Abstract Painter Cleve Gray, 86, Dies
December 11, 2004 HARTFORD, CONNECTICUT.
Threnody by Cleve Gray.
Abstract painter Cleve Gray, 86, died. He gained recognition after producing large abstract paintings by pouring, staining and sponging paint. The Neuberger Museum of Art at Purchase College commissioned in 1972 the series "Threnody," measuring 20 feet by 20 feet. The works were dedicated to the dead on both sides in the Vietnam War.
The artist was born Cleve Ginsberg in New York on September 22, 1918. He studied art and archaeology at Princeton. Cleve Gray began his artistic career in the late 1940's. Inspired by Cubism after years of study in Europe with Andre Lhote and Jacques Villon, Cleve returned to the United States when the American Abstract Expressionist movement was sweeping the New York art scene. Always an individualist, he pursued a personal course toward his own remarkable abstraction which fuses the foundation of Cubism with the energy and restraint of Far Eastern Art.

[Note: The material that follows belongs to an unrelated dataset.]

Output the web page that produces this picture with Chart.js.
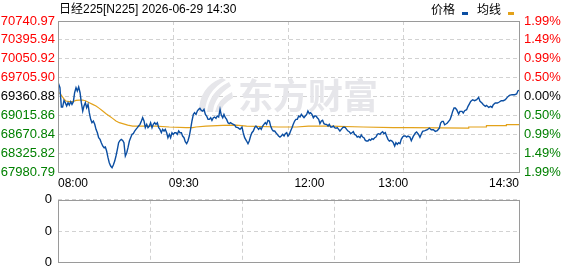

Throughout his career, Cleve Gray's work has been the subject of museum exhibitions and can be found in public and private collections throughout the United States. In 1998 a two-year traveling retrospective exhibition entitled Cleve Gray: Painter, A Quarter of A Century opened at the Butler Institute of American Art in Youngstown, Ohio traveled to the Colby College Museum of Art, Waterville, Maine, to the Neuberger Museum of Art, Purchase, New York and to the William Benton Museum in Storrs, Connecticut. The exhibition spanned twenty-five years of painting highlighting the artist's passion with the expression of line, his ongoing exploration of the calligraphic line and the dynamics of color.